Sudan civilians again targeted by paramilitary forces: HRW News
موفق عثمان, CC BY-SA 4.0, via Wikimedia Commons
Sudan civilians again targeted by paramilitary forces: HRW

Sudan’s paramilitary Rapid Support Forces (RSF) have allegedly been targeting civilians in Gezira state, including unlawfully detaining, injuring, killing and raping local residents, according to a Human Rights Watch (HRW) report released on Sunday.

HRW has called for the UN  to deploy a mission to Sudan, in order to protect civilians. HRW criticized the UN Security Council for its minimal action to address the ongoing crisis. The violence in Sudan has caused more than 3 million people to flee the country.

A UN Fact-Finding Mission previously noted that there is an “appalling” ongoing violation of human rights in Sudan, with RSF being held responsible for the high amounts of sexual violence occurring during the civil war.

The violence, which started in Al Gezira since the RSF took over its capital, has been intensified since October 20, when a RSF general in the region, Abuagla Keikal, defected to the other side, resulting in RSF attacking 30 villages and towns in the state. As per UN estimates, this has resulted in around 130,000 people leaving for safety to other regions of the country, as well as extensive violence.

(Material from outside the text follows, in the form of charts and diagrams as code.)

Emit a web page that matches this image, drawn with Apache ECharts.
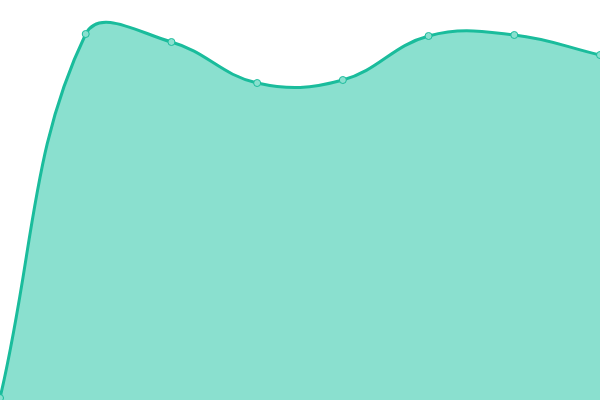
<!DOCTYPE html>
<html>
<head>
    <meta charset="utf-8">
    <title>Area</title>
    <script src="https://cdn.jsdelivr.net/npm/echarts@6/dist/echarts.min.js"></script>
    <style>
        body, html {
            margin: 0;
            height: 100%;
            background: #fff;
        }

        #main {
            width: 600px;
            height: 400px;
        }
    </style>
</head>
<body>
<div id="main"></div>
<script type="text/javascript">
    var categories = ['1', '2', '3', '4', '5', '6', '7', '8'];
    var values = [2, 366, 358, 317, 320, 364, 365, 345];

    var lineColor = '#1abc9c';
    var areaColor = '#8ae0cf';
    var tension = 0.4;

    var myChart = echarts.init(document.getElementById('main'));

    // spline control points, distance weighted; the end points lean towards their neighbour
    function controlPoints(pts) {
        var cps = [];
        for (var i = 0; i < pts.length; i++) {
            var p = pts[i];
            var prev = pts[i - 1] || p;
            var next = pts[i + 1] || p;
            var d0 = Math.sqrt(Math.pow(p[0] - prev[0], 2) + Math.pow(p[1] - prev[1], 2));
            var d1 = Math.sqrt(Math.pow(p[0] - next[0], 2) + Math.pow(p[1] - next[1], 2));
            var s0 = d0 / (d0 + d1) || 0;
            var s1 = d1 / (d0 + d1) || 0;
            var vx = next[0] - prev[0];
            var vy = next[1] - prev[1];
            cps.push({
                before: [p[0] - vx * tension * s0, p[1] - vy * tension * s0],
                after: [p[0] + vx * tension * s1, p[1] + vy * tension * s1]
            });
        }
        return cps;
    }

    function curvePath(pts) {
        var cps = controlPoints(pts);
        var d = 'M' + pts[0][0] + ' ' + pts[0][1];
        for (var i = 0; i < pts.length - 1; i++) {
            var c0 = cps[i].after, c1 = cps[i + 1].before, p = pts[i + 1];
            d += ' C' + c0[0] + ' ' + c0[1] + ' ' + c1[0] + ' ' + c1[1] + ' ' + p[0] + ' ' + p[1];
        }
        return d;
    }

    function renderCurve(params, api) {
        if (params.dataIndex !== 0) {
            return null;
        }
        var pts = [];
        for (var i = 0; i < values.length; i++) {
            pts.push(api.coord([i, values[i]]));
        }
        var base0 = api.coord([0, 0]);
        var base1 = api.coord([values.length - 1, 0]);
        var line = curvePath(pts);
        var area = line + ' L' + base1[0] + ' ' + base1[1] + ' L' + base0[0] + ' ' + base0[1] + ' Z';
        return {
            type: 'group',
            children: [
                {
                    type: 'path',
                    shape: {pathData: area},
                    style: {fill: areaColor, stroke: null}
                },
                {
                    type: 'path',
                    shape: {pathData: line},
                    style: {fill: null, stroke: lineColor, lineWidth: 3}
                }
            ]
        };
    }

    var option = {
        animation: false,
        grid: {
            left: 0,
            right: 0,
            top: 0,
            bottom: 0
        },
        xAxis: {
            type: 'category',
            show: false,
            boundaryGap: false,
            data: categories
        },
        yAxis: {
            type: 'value',
            show: false,
            min: 0,
            max: 400
        },
        series: [
            {
                type: 'custom',
                z: 2,
                renderItem: renderCurve,
                data: values.map(function (v, i) {
                    return [i, v];
                })
            },
            {
                type: 'line',
                z: 3,
                data: values,
                symbol: 'circle',
                symbolSize: 7,
                lineStyle: {
                    width: 0,
                    opacity: 0
                },
                itemStyle: {
                    color: areaColor,
                    borderColor: lineColor,
                    borderWidth: 1
                }
            }
        ]
    };

    myChart.setOption(option);
</script>
</body>
</html>
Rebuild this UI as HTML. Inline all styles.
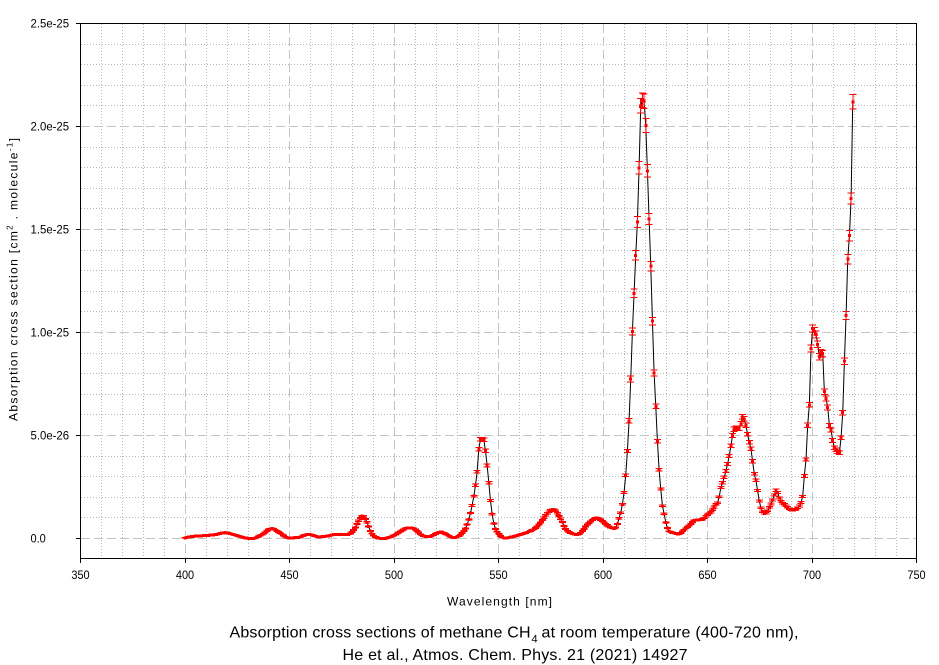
<!DOCTYPE html>
<html><head><meta charset="utf-8"><style>
html,body{margin:0;padding:0;background:#fff;}
svg{display:block;}
text{font-family:"Liberation Sans",Arial,sans-serif;fill:#000;}
</style></head><body>
<svg id="c" width="939" height="665" viewBox="0 0 939 665" xmlns="http://www.w3.org/2000/svg">
<rect width="939" height="665" fill="#fff"/>
<g id="grid"></g>
<path id="blk" fill="none" stroke="#000" stroke-width="1"/>
<path id="err" fill="none" stroke="#ff0000" stroke-width="1" shape-rendering="crispEdges"/>
<path id="mk" fill="#ff0000" stroke="none" shape-rendering="crispEdges"/>
<rect x="80.5" y="23.5" width="836" height="535" fill="none" stroke="#000" stroke-width="1" shape-rendering="crispEdges"/>
<g id="ticks" stroke="#000" stroke-width="1" shape-rendering="crispEdges"></g>

<g font-size="11.5">
<text x="30.5" y="27.5" textLength="38.6" lengthAdjust="spacingAndGlyphs">2.5e-25</text>
<text x="30.5" y="130.5" textLength="38.6" lengthAdjust="spacingAndGlyphs">2.0e-25</text>
<text x="30.5" y="233.5" textLength="38.6" lengthAdjust="spacingAndGlyphs">1.5e-25</text>
<text x="30.5" y="336.5" textLength="38.6" lengthAdjust="spacingAndGlyphs">1.0e-25</text>
<text x="30.5" y="439.5" textLength="38.6" lengthAdjust="spacingAndGlyphs">5.0e-26</text>
<text x="30.5" y="542.5" textLength="15.3" lengthAdjust="spacingAndGlyphs">0.0</text>
</g>
<g font-size="11.5" text-anchor="middle">
<text x="80.5" y="579" textLength="18.3" lengthAdjust="spacingAndGlyphs">350</text>
<text x="185" y="579" textLength="18.3" lengthAdjust="spacingAndGlyphs">400</text>
<text x="289.5" y="579" textLength="18.3" lengthAdjust="spacingAndGlyphs">450</text>
<text x="394" y="579" textLength="18.3" lengthAdjust="spacingAndGlyphs">500</text>
<text x="498.5" y="579" textLength="18.3" lengthAdjust="spacingAndGlyphs">550</text>
<text x="603" y="579" textLength="18.3" lengthAdjust="spacingAndGlyphs">600</text>
<text x="707.5" y="579" textLength="18.3" lengthAdjust="spacingAndGlyphs">650</text>
<text x="812" y="579" textLength="18.3" lengthAdjust="spacingAndGlyphs">700</text>
<text x="916.5" y="579" textLength="18.3" lengthAdjust="spacingAndGlyphs">750</text>
</g>

<text x="447" y="605.5" font-size="12" textLength="105" lengthAdjust="spacing">Wavelength [nm]</text>

<text transform="translate(17.5,421) rotate(-90)" font-size="12" textLength="283" lengthAdjust="spacing">Absorption cross section [cm<tspan dy="-5" font-size="8">2</tspan><tspan dy="5"> . molecule</tspan><tspan dy="-5" font-size="8">-1</tspan><tspan dy="5">]</tspan></text>

<text x="229.5" y="637.5" font-size="16" textLength="301" lengthAdjust="spacing">Absorption cross sections of methane CH</text>
<text x="531.5" y="642.5" font-size="11">4</text>
<text x="541.5" y="637.5" font-size="16" textLength="257" lengthAdjust="spacing">at room temperature (400-720 nm),</text>
<text x="342.5" y="660" font-size="16" textLength="345" lengthAdjust="spacing">He et al., Atmos. Chem. Phys. 21 (2021) 14927</text>
</svg>
<script>
(function(){
var NS="http://www.w3.org/2000/svg";
function X(nm){return 80.5+(nm-350)*2.09;}
function Y(v){return 538.5-v*20.6;}
var grid=document.getElementById("grid");
function line(x1,y1,x2,y2,stroke,dash,parent){
  var l=document.createElementNS(NS,"line");
  l.setAttribute("x1",x1);l.setAttribute("y1",y1);l.setAttribute("x2",x2);l.setAttribute("y2",y2);
  if(stroke)l.setAttribute("stroke",stroke);
  if(dash)l.setAttribute("stroke-dasharray",dash);
  l.setAttribute("stroke-width","1");
  l.setAttribute("shape-rendering","crispEdges");
  parent.appendChild(l);
}
for(var nm=360;nm<750;nm+=10){
  if(nm%50===0)continue;
  var x=Math.round(X(nm))+0.5;
  line(x,24,x,558,"#b8b8b8","1 2",grid);
}
for(var v=1;v<25;v++){
  if(v%5===0)continue;
  var y=Math.round(Y(v)-0.5)+0.5;
  line(81,y,916,y,"#b8b8b8","1 2",grid);
}
for(var nm=400;nm<750;nm+=50){
  var x=Math.round(X(nm)-0.5)+0.5;
  line(x,24,x,558,"#c4c4c4","9 4",grid);
}
for(var v=0;v<25;v+=5){
  var y=Math.round(Y(v)-0.5)+0.5;
  line(81,y,916,y,"#c4c4c4","9 4",grid);
}
var tk=document.getElementById("ticks");
for(var v=0;v<=25;v+=5){var y=Math.round(Y(v)-0.5)+0.5;line(76,y,80,y,null,null,tk);}
for(var nm=350;nm<=750;nm+=50){var x=Math.round(X(nm)-0.5)+0.5;line(x,559,x,563,null,null,tk);}

var P=[[400,0.03],[405,0.12],[410,0.14],[415,0.2],[419,0.28],[424,0.16],[428,0.05],[432,0.0],[437,0.2],[441.5,0.49],[445,0.3],[449.5,0.03],[454,0.05],[459,0.2],[464,0.08],[468,0.12],[472,0.2],[478,0.2],[481,0.45],[483,0.85],[485,1.1],[487,0.8],[489,0.3],[491,0.08],[494.5,0.0],[500,0.15],[504,0.4],[507,0.52],[510,0.45],[513.5,0.15],[517,0.1],[522.3,0.32],[525,0.2],[528.5,0.05],[532,0.2],[534.9,0.65],[536.5,1.2],[538,1.94],[539.7,3.16],[541.2,4.82],[542.8,4.82],[544.1,3.97],[545.2,2.9],[546,2.0],[547.6,0.8],[550,0.24],[553.2,0.03],[558,0.12],[562,0.24],[566,0.4],[568.4,0.56],[571,0.9],[573.2,1.21],[576.3,1.41],[578.7,1.13],[580.5,0.8],[581.9,0.49],[584,0.3],[587.5,0.19],[590,0.35],[592.3,0.65],[595,0.9],[597,1.0],[599,0.9],[601,0.73],[603,0.58],[605,0.49],[606.5,0.6],[607.4,0.89],[609,1.5],[610.6,2.75],[612.2,5.18],[613.0,6.96],[613.8,9.39],[614.6,11.25],[615.4,13.2],[616.2,14.82],[617.0,16.76],[617.8,20.57],[618.6,21.22],[619.4,21.3],[620.2,20.6],[621,18.54],[621.8,16.28],[622.6,13.85],[623.4,11.74],[623.9,9.39],[624.7,7.53],[625.5,5.91],[626.3,4.21],[627.1,2.99],[627.9,2.14],[628.5,1.54],[629.3,1.17],[630.1,0.76],[631.3,0.4],[633.7,0.27],[636.1,0.21],[638.5,0.4],[641.7,0.68],[644.1,0.89],[647.3,0.92],[649.7,1.13],[652.1,1.34],[653.7,1.62],[655.3,1.86],[656.1,2.35],[657.6,2.83],[658.9,3.32],[660.0,3.8],[660.9,4.29],[661.7,4.86],[663.2,5.35],[665.3,5.35],[666.9,5.91],[668.0,5.67],[669.1,5.1],[670.1,4.62],[671.2,4.13],[672.0,3.32],[672.8,3.0],[673.6,2.59],[674.4,2.02],[675.5,1.51],[677.6,1.21],[679.7,1.54],[681.3,1.9],[682.9,2.35],[684.8,1.86],[687.2,1.62],[690.4,1.38],[692.8,1.46],[695.2,1.9],[696.0,2.4],[696.7,3.67],[697.2,3.89],[698.0,5.62],[698.8,6.64],[699.5,9.15],[700.4,10.2],[701.5,9.96],[702.3,9.8],[703.5,8.82],[704.2,8.99],[705.0,9.15],[705.5,7.72],[706.3,6.88],[707.1,6.72],[708.3,5.5],[709.2,5.23],[710.3,4.53],[711.6,4.29],[713.2,4.16],[714.0,5.02],[714.8,6.32],[715.6,8.9],[716.5,11.4],[717.3,14.1],[717.9,14.7],[718.7,16.5],[719.5,21.2]];
var n=P.length,xs=[],ys=[],d=[],m=[];
for(var i=0;i<n;i++){xs.push(P[i][0]);ys.push(P[i][1]);}
for(var i=0;i<n-1;i++)d.push((ys[i+1]-ys[i])/(xs[i+1]-xs[i]));
m[0]=d[0];m[n-1]=d[n-2];
for(var i=1;i<n-1;i++){m[i]=(d[i-1]*d[i]<=0)?0:(d[i-1]+d[i])/2;}
for(var i=0;i<n-1;i++){
  if(d[i]===0){m[i]=0;m[i+1]=0;continue;}
  var a=m[i]/d[i],b=m[i+1]/d[i],s=a*a+b*b;
  if(s>9){var t=3/Math.sqrt(s);m[i]=t*a*d[i];m[i+1]=t*b*d[i];}
}
function f(x){
  var i=0;while(i<n-2&&x>xs[i+1])i++;
  var h=xs[i+1]-xs[i],t=(x-xs[i])/h;if(t<0)t=0;if(t>1)t=1;
  var t2=t*t,t3=t2*t;
  return (2*t3-3*t2+1)*ys[i]+(t3-2*t2+t)*h*m[i]+(-2*t3+3*t2)*ys[i+1]+(t3-t2)*h*m[i+1];
}
var N=400,lp="",ep="",mp="";
for(var k=0;k<=N;k++){
  var nm=400+k*319.5/N;
  var v=f(nm);if(v<-0.03)v=-0.03;
  var x=X(nm),y=Y(v);
  var xr=x.toFixed(2),yr=y.toFixed(2);
  lp+=(k?"L":"M")+xr+" "+yr;
  var e=0.3+0.33*Math.max(v,0);
  var y1=(y-e).toFixed(2),y2=(y+e).toFixed(2);
  var xa=(x-3.5).toFixed(2),xb=(x+3.5).toFixed(2);
  ep+="M"+xa+" "+y1+"H"+xb+"M"+xr+" "+y1+"V"+y2+"M"+xa+" "+y2+"H"+xb;
  mp+="M"+(x-1.5).toFixed(2)+" "+(y-1.5).toFixed(2)+"h3v3h-3z";
}
document.getElementById("blk").setAttribute("d",lp);
document.getElementById("err").setAttribute("d",ep);
document.getElementById("mk").setAttribute("d",mp);
})();
</script>
</body></html>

The RSF,  Sudan’s most powerful paramilitary group, initially collaborated with the Sudanese Armed Forces in the coup that ousted long-ruling Omar al-Bashir in 2019, but quickly began to clash with the government following a second attempted coup in April 2023. The conflict has resulted in a civil war in Sudan, causing the deaths of over 15,000 people and displacing 8.2 million people, amounting to one of the most extreme displacement crises in the world.